Several bullish arguments were put forth in last week’s analysis of the BSE Sensex and NSE Nifty 50 weekly closing chart patterns. All attempts by the bulls to breach the down trend lines came to nought, as the FIIs remained net sellers last week. DII buying could not prevent both indices from dropping down to their 50 day EMAs.
BSE Sensex Index Chart
To get a better sense of Sensex movements, an ascending triangle with 18700 level as the flat top has been drawn. The zone between 18700 and 19000 is a support/resistance area. The Sensex has received support last week from the 50 day EMA, which coincides with the 19000 level.
The technical indicators are looking quite bearish. The MACD is falling below its signal line, though both are still positive. The ROC touched its 10 day MA, then dropped like a stone into negative territory. Both the RSI and slow stochastic are below their 50% levels, and heading down. The down trend that started from the Nov ‘10 top is intact.
The 200 day EMA is a little above the 18700 level. The two together may provide strong resistance if the Sensex falls further. Below that, the upward sloping trend line of the ascending triangle is another likely support. If the FII selling continues, the Sensex can drop to the longer-term support level of 17600.
The down trend line needs to be breached on strong volumes for the bulls to regain control.
Nifty 50 Index Chart
The break out from the ascending triangle pattern was accompanied by rising volumes, indicating that the break out was a valid one. But the upside target of 6020 could not be met, as the Nifty ran into strong resistance from the down trend line.
The zone between 5600 and 5700 should provide good support, in case the Nifty falls further. Below that, the upward sloping trend line of the ascending triangle may provide support. If the Nifty drops more – continued FII selling could trigger that – it may test the long-term support at 5300.

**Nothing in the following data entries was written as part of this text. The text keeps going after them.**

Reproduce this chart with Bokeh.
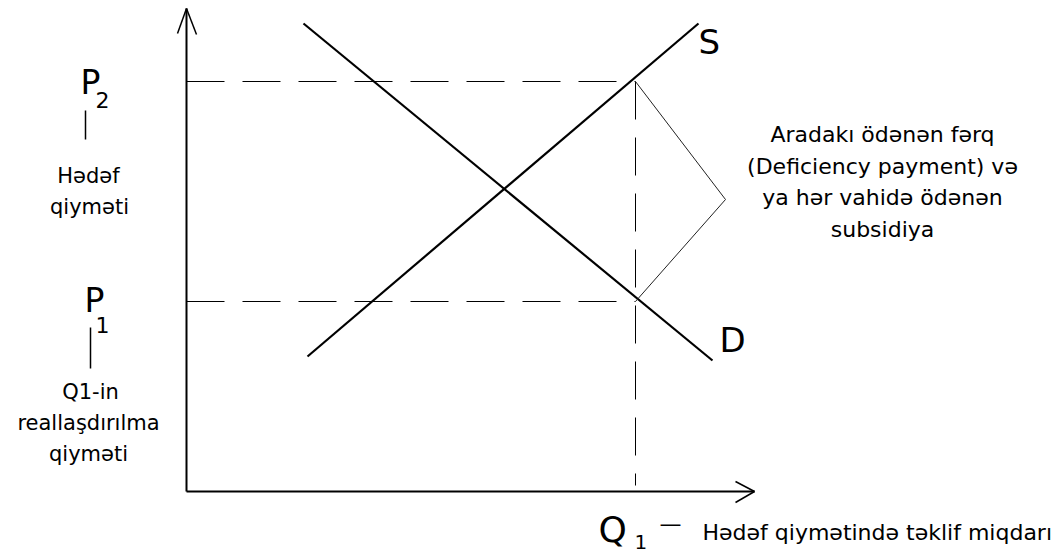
from bokeh.plotting import figure
from bokeh.models import Range1d
from bokeh.core.properties import value
from bokeh.embed import file_html
from bokeh.resources import INLINE

# ---- chart values (quantity horizontally, price vertically; origin = axis corner) ----
q_axis_end = 568
p_axis_end = 483
Q1 = 449
P1 = 190
P2 = 410
supply_q = [121, 512]
supply_p = [135, 468]
demand_q = [117, 526]
demand_p = [468, 131]
bracket_q = [449, 539, 449]
bracket_p = [410, 292, 190]

label_S = "S"
label_D = "D"
label_P = "P"
label_Q = "Q"
sub_P2 = "2"
sub_P1 = "1"
sub_Q1 = "1"
p2_text = ["Hədəf", "qiyməti"]
p1_text = ["Q1-in", "reallaşdırılma", "qiyməti"]
q1_text = "Hədəf qiymətində təklif miqdarı"
note_text = ["Aradakı ödənən fərq", "(Deficiency payment) və", "ya hər vahidə ödənən", "subsidiya"]

FONT = value("DejaVu Sans")

p = figure(width=1061, height=558, output_backend="svg", toolbar_location=None,
           x_axis_type=None, y_axis_type=None, min_border=0,
           x_range=Range1d(-186, 875), y_range=Range1d(-67, 491))
p.outline_line_color = None
p.background_fill_color = "white"
p.border_fill_color = "white"

# axes with open arrows
p.line([0, 0], [0, p_axis_end], line_color="black", line_width=2)
p.line([0, q_axis_end], [0, 0], line_color="black", line_width=2)
p.segment(x0=[0, 0], y0=[p_axis_end, p_axis_end], x1=[-9, 10], y1=[p_axis_end - 25, p_axis_end - 26],
          line_color="black", line_width=1.5)
p.segment(x0=[q_axis_end, q_axis_end], y0=[0, 0], x1=[q_axis_end - 19, q_axis_end - 19], y1=[10, -11],
          line_color="black", line_width=1.5)

# dashed guide lines
p.line([0, Q1], [P2, P2], line_color="black", line_width=1, line_dash="38 18")
p.line([0, Q1], [P1, P1], line_color="black", line_width=1, line_dash="38 18")
p.line([Q1, Q1], [P2, 6], line_color="black", line_width=1, line_dash="38 18")

# supply and demand
p.line(supply_q, supply_p, line_color="black", line_width=2.2)
p.line(demand_q, demand_p, line_color="black", line_width=2.2)

# bracket
p.line(bracket_q, bracket_p, line_color="#222222", line_width=1)

# big letters
p.text(x=[512, 533], y=[450, 152], text=[label_S, label_D], text_font=FONT,
       text_font_size="34px", text_baseline="alphabetic", text_align="left", text_color="black")
p.text(x=[-106, -102], y=[409, 191], text=[label_P, label_P], text_font=FONT,
       text_font_size="33px", text_baseline="alphabetic", text_align="left", text_color="black")
p.text(x=[-91, -91], y=[392, 167], text=[sub_P2, sub_P1], text_font=FONT,
       text_font_size="22px", text_baseline="alphabetic", text_align="left", text_color="black")
p.text(x=[412], y=[-38], text=[label_Q], text_font=FONT,
       text_font_size="36px", text_baseline="alphabetic", text_align="left", text_color="black")
p.text(x=[448], y=[-50], text=[sub_Q1], text_font=FONT,
       text_font_size="20px", text_baseline="alphabetic", text_align="left", text_color="black")

# small vertical ticks under P labels
p.segment(x0=[-101, -96], y0=[381, 164], x1=[-101, -96], y1=[352, 123], line_color="black", line_width=1.5)

# left descriptions
p.text(x=[-98, -97], y=[315.5, 284.5], text=p2_text, text_font=FONT, text_font_size="21px",
       text_baseline="alphabetic", text_align="center", text_color="black")
p.text(x=[-96, -98, -98], y=[99.5, 68.5, 37.5], text=p1_text, text_font=FONT, text_font_size="21px",
       text_baseline="alphabetic", text_align="center", text_color="black")

# Q1 description
p.text(x=[473], y=[-32], text=["—"], text_font=FONT, text_font_size="22px",
       text_baseline="alphabetic", text_align="left", text_color="black")
p.text(x=[516], y=[-41], text=[q1_text], text_font=FONT, text_font_size="22px",
       text_baseline="alphabetic", text_align="left", text_color="black")

# note
p.text(x=[696, 696, 696, 696], y=[357, 325, 294, 262], text=note_text, text_font=FONT,
       text_font_size="22px", text_baseline="alphabetic", text_align="center", text_color="black")

open("out.html", "w").write(file_html(p, INLINE))
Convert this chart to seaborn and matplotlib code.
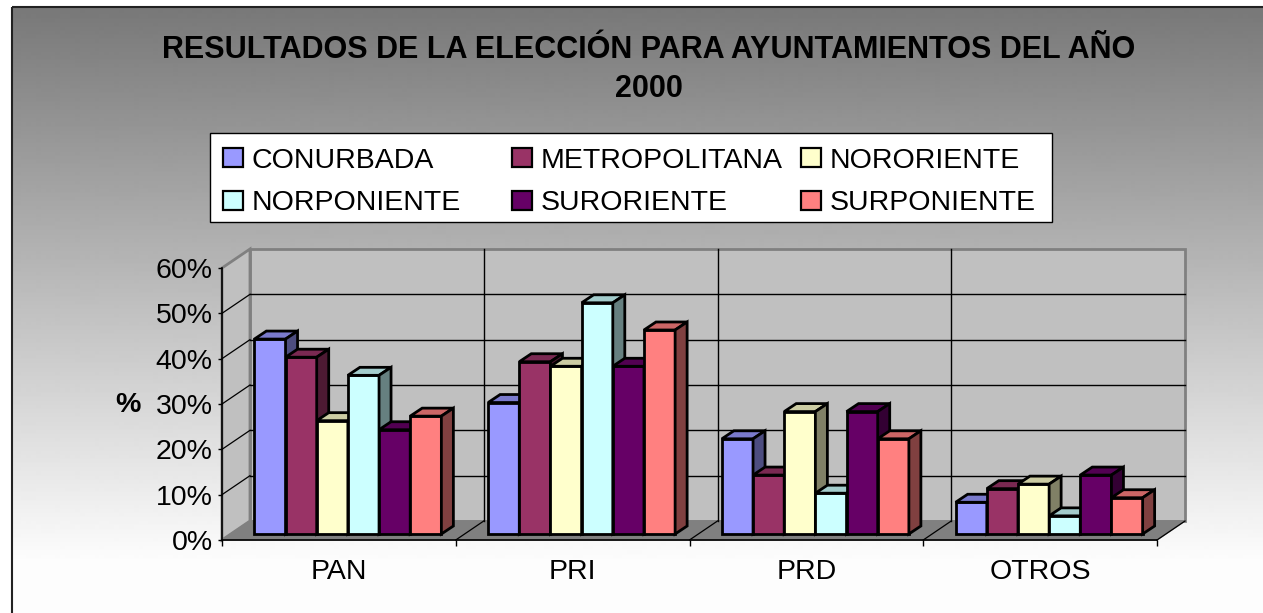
import numpy as np
import pandas as pd
import matplotlib
matplotlib.use("Agg")
import matplotlib.pyplot as plt
from matplotlib.patches import Polygon, Rectangle
from matplotlib.transforms import Affine2D
from matplotlib.colors import to_rgb
import seaborn as sns

plt.rcParams['font.family'] = ['Liberation Sans', 'DejaVu Sans']

# datos (%)
partidos = ["PAN", "PRI", "PRD", "OTROS"]
regiones = ["CONURBADA", "METROPOLITANA", "NORORIENTE",
            "NORPONIENTE", "SURORIENTE", "SURPONIENTE"]
conurbada = [43, 29, 21, 7]
metropolitana = [39, 38, 13, 10]
nororiente = [25, 37, 27, 11]
norponiente = [35, 51, 9, 4]
suroriente = [23, 37, 27, 13]
surponiente = [26, 45, 21, 8]
colores = ["#9999FF", "#993366", "#FFFFCC", "#CCFFFF", "#660066", "#FF8080"]
yticks = [0, 10, 20, 30, 40, 50, 60]
titulo = ["RESULTADOS DE LA ELECCIÓN PARA AYUNTAMIENTOS DEL AÑO", "2000"]

valores = [conurbada, metropolitana, nororiente, norponiente, suroriente, surponiente]
df = pd.DataFrame([(p, r, v[i]) for r, v in zip(regiones, valores)
                   for i, p in enumerate(partidos)],
                  columns=["partido", "region", "valor"])

FS = 20.5
W, H = 1263, 613
fig = plt.figure(figsize=(W / 100, H / 100), dpi=100)

# fondo con degradado, en pixeles
bg = fig.add_axes([0, 0, 1, 1])
filas = np.arange(7, H)
grad = np.clip(0.47 + 0.52 * (filas - 7) / 553, 0, 0.99)
bg.imshow(grad[:, None], cmap="gray", vmin=0, vmax=1, aspect="auto",
          extent=[12, W, H, 7], interpolation="bilinear")
bg.set_xlim(0, W)
bg.set_ylim(H, 0)
bg.axis("off")
bg.add_patch(Rectangle((12, 7), W, H, fill=False, ec="#222222", lw=1.5))

# titulo
bg.text(649, 58, titulo[0], ha="center", va="baseline", fontsize=22, fontweight="bold")
bg.text(649, 97, titulo[1], ha="center", va="baseline", fontsize=22, fontweight="bold")

# leyenda
bg.add_patch(Rectangle((210, 133), 842, 89, fc="white", ec="black", lw=1))
col_x = [223, 512, 801]
fila_y = [157.5, 200.5]
for k, (reg, c) in enumerate(zip(regiones, colores)):
    mx = col_x[k % 3]
    cy = fila_y[k // 3]
    bg.add_patch(Rectangle((mx, cy - 9.5), 20, 19, fc=c, ec="black", lw=1.6))
    bg.text(mx + 28.5, cy + 10, reg, ha="left", va="baseline", fontsize=FS)

# ejes principales: plano frontal
ax = fig.add_axes([222 / W, 73 / H, 935 / W, 272 / H])
ax.patch.set_alpha(0)
sns.barplot(data=df, x="partido", y="valor", hue="region", order=partidos,
            hue_order=regiones, palette=colores, saturation=1, width=0.8,
            edgecolor="black", linewidth=2, legend=False, ax=ax)
ax.set_xlim(-0.5, 3.5)
ax.set_ylim(0, 60)
barras = sorted(ax.patches, key=lambda p: p.get_x())

ux, uy = 935 / 4, 272 / 60
fx, fy = 28 / ux, 19 / uy      # profundidad de las paredes
sx, sy = 9 / ux, 6 / uy        # posicion de las barras en profundidad
bx, by = 12 / ux, 8 / uy       # grosor de las barras

# paredes y piso
ax.add_patch(Rectangle((-0.5 + fx, fy), 4, 60, fc="#C0C0C0", ec="#808080",
                       lw=2, zorder=0.2, clip_on=False))
ax.add_patch(Polygon([(-0.5, 0), (-0.5, 60), (-0.5 + fx, 60 + fy), (-0.5 + fx, fy)],
                     fc="#C0C0C0", ec="#808080", lw=2, zorder=0.2, clip_on=False))
ax.add_patch(Polygon([(-0.5, 0), (3.5, 0), (3.5 + fx, fy), (-0.5 + fx, fy)],
                     fc="#808080", ec="#808080", lw=1, zorder=0.25, clip_on=False))
for v in yticks[1:-1]:
    ax.plot([-0.5 + fx, 3.5 + fx], [v + fy, v + fy], color="black", lw=1, zorder=0.3, clip_on=False)
    ax.plot([-0.5, -0.5 + fx], [v, v + fy], color="black", lw=0.9, zorder=0.3, clip_on=False)
for xb in [0.5, 1.5, 2.5]:
    ax.plot([xb + fx, xb + fx], [fy, 60 + fy], color="black", lw=1, zorder=0.3, clip_on=False)
    ax.plot([xb, xb + fx], [0, fy], color="black", lw=0.9, zorder=0.3, clip_on=False)
ax.plot([3.5, 3.5 + fx], [0, fy], color="black", lw=0.9, zorder=0.3, clip_on=False)

# barras en 3D
for j, p in enumerate(barras):
    z = 10 + 3 * j
    rgb = np.array(to_rgb(p.get_facecolor()))
    x0 = p.get_x() + sx
    x1 = x0 + p.get_width()
    y0 = sy
    y1 = sy + p.get_height()
    p.set_transform(Affine2D().translate(sx, sy) + ax.transData)
    p.set_zorder(z)
    p.set_clip_on(False)
    ax.add_patch(Polygon([(x0, y1), (x1, y1), (x1 + bx, y1 + by), (x0 + bx, y1 + by)],
                         fc=rgb * 0.8, ec="black", lw=2, zorder=z + 1, clip_on=False))
    ax.add_patch(Polygon([(x1, y0), (x1 + bx, y0 + by), (x1 + bx, y1 + by), (x1, y1)],
                         fc=rgb * 0.5, ec="black", lw=2, zorder=z + 1, clip_on=False))

# ejes
for s in ["top", "right"]:
    ax.spines[s].set_visible(False)
for s in ["left", "bottom"]:
    ax.spines[s].set_color("black")
    ax.spines[s].set_linewidth(1.2)
ax.set_yticks(yticks, [f"{v}%" for v in yticks])
ax.tick_params(axis="y", length=3, width=1, pad=3.6, labelsize=FS, color="black")
ax.set_xticks(range(len(partidos)), partidos)
ax.set_xticks([-0.5, 0.5, 1.5, 2.5, 3.5], minor=True)
ax.tick_params(axis="x", which="major", length=0, pad=14, labelsize=FS)
ax.tick_params(axis="x", which="minor", length=4.3, width=1, color="black")
ax.set_xlabel("")
ax.set_ylabel("%", rotation=0, fontsize=FS, fontweight="bold", va="center", ha="center")
ax.yaxis.set_label_coords((128 - 222) / 935, (540 - 405) / 272)

fig.savefig("out.png", dpi=100)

High volumes on down-days during April ‘11 is a sign of distribution. Since retail participation has dwindled, the logical assumption is that stocks are moving from FII accounts to DII accounts. The markets have already discounted a likely 25 bps interest rate hike by the RBI next week. If the actual hike is 50 bps, there can be more selling. Q4 results have been mixed so far. Higher commodity prices and interest rates appear to be taking a toll on margins. But sales growth seems to be on track.
Bottomline? The BSE Sensex and Nifty 50 index chart patterns are struggling to avoid another drop into bear markets. Caution should be the watch word. If you are in profits, book some of it and stash it away in a bank fixed deposit. That will enable you to buy another day.